WORK TO DO: Copy all the entries below exactly, but not the pictures.

DATA ROWS:
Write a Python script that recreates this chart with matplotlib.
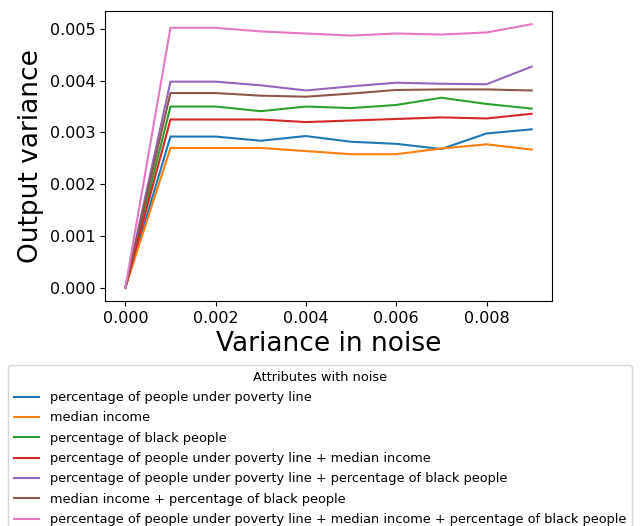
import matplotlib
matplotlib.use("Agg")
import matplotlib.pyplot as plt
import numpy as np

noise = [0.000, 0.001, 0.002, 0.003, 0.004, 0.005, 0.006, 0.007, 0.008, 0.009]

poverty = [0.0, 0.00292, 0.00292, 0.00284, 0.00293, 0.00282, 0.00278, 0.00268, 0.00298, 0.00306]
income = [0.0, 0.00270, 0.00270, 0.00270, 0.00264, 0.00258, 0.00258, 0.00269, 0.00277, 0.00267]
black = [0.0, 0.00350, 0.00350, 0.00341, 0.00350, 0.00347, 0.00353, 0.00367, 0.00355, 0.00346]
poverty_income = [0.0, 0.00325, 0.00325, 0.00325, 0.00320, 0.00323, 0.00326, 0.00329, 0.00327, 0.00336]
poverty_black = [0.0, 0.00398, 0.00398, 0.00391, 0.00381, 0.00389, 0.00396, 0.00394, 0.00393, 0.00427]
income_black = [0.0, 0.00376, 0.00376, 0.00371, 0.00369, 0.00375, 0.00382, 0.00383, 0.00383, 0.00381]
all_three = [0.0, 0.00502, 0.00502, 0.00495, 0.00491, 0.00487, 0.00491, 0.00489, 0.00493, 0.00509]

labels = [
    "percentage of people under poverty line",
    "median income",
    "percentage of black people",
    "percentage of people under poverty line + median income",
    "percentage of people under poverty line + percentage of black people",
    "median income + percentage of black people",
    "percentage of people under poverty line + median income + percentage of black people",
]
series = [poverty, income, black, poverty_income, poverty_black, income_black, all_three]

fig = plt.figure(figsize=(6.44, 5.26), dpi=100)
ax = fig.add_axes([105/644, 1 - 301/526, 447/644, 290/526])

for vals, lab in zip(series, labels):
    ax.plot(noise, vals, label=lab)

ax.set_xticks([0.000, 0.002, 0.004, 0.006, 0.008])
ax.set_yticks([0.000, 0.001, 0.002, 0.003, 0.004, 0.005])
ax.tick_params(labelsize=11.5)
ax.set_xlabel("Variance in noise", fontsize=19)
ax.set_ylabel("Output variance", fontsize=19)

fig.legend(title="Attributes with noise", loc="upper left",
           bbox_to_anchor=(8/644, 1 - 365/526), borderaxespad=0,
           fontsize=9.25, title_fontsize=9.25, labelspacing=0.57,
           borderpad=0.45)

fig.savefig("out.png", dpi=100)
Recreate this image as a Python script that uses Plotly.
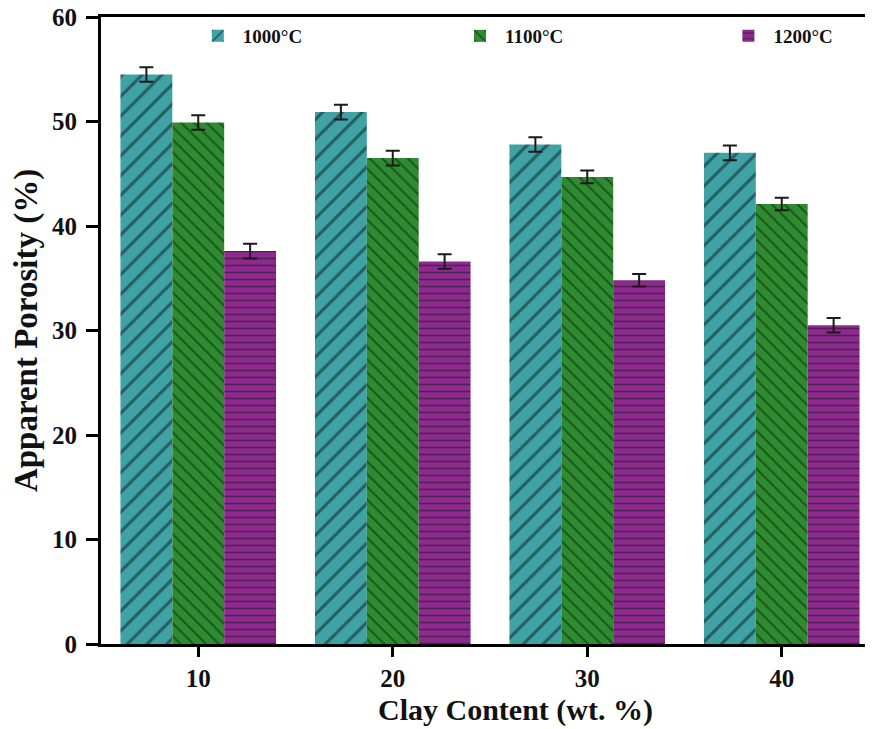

SOLUTION TO THIS EXERCISE:
Write a Python script that recreates this chart with matplotlib.
import matplotlib
matplotlib.use("Agg")
import matplotlib.pyplot as plt
import numpy as np

noise = [0.000, 0.001, 0.002, 0.003, 0.004, 0.005, 0.006, 0.007, 0.008, 0.009]

poverty = [0.0, 0.00292, 0.00292, 0.00284, 0.00293, 0.00282, 0.00278, 0.00268, 0.00298, 0.00306]
income = [0.0, 0.00270, 0.00270, 0.00270, 0.00264, 0.00258, 0.00258, 0.00269, 0.00277, 0.00267]
black = [0.0, 0.00350, 0.00350, 0.00341, 0.00350, 0.00347, 0.00353, 0.00367, 0.00355, 0.00346]
poverty_income = [0.0, 0.00325, 0.00325, 0.00325, 0.00320, 0.00323, 0.00326, 0.00329, 0.00327, 0.00336]
poverty_black = [0.0, 0.00398, 0.00398, 0.00391, 0.00381, 0.00389, 0.00396, 0.00394, 0.00393, 0.00427]
income_black = [0.0, 0.00376, 0.00376, 0.00371, 0.00369, 0.00375, 0.00382, 0.00383, 0.00383, 0.00381]
all_three = [0.0, 0.00502, 0.00502, 0.00495, 0.00491, 0.00487, 0.00491, 0.00489, 0.00493, 0.00509]

labels = [
    "percentage of people under poverty line",
    "median income",
    "percentage of black people",
    "percentage of people under poverty line + median income",
    "percentage of people under poverty line + percentage of black people",
    "median income + percentage of black people",
    "percentage of people under poverty line + median income + percentage of black people",
]
series = [poverty, income, black, poverty_income, poverty_black, income_black, all_three]

fig = plt.figure(figsize=(6.44, 5.26), dpi=100)
ax = fig.add_axes([105/644, 1 - 301/526, 447/644, 290/526])

for vals, lab in zip(series, labels):
    ax.plot(noise, vals, label=lab)

ax.set_xticks([0.000, 0.002, 0.004, 0.006, 0.008])
ax.set_yticks([0.000, 0.001, 0.002, 0.003, 0.004, 0.005])
ax.tick_params(labelsize=11.5)
ax.set_xlabel("Variance in noise", fontsize=19)
ax.set_ylabel("Output variance", fontsize=19)

fig.legend(title="Attributes with noise", loc="upper left",
           bbox_to_anchor=(8/644, 1 - 365/526), borderaxespad=0,
           fontsize=9.25, title_fontsize=9.25, labelspacing=0.57,
           borderpad=0.45)

fig.savefig("out.png", dpi=100)
Recreate this image as a Python script that uses Plotly.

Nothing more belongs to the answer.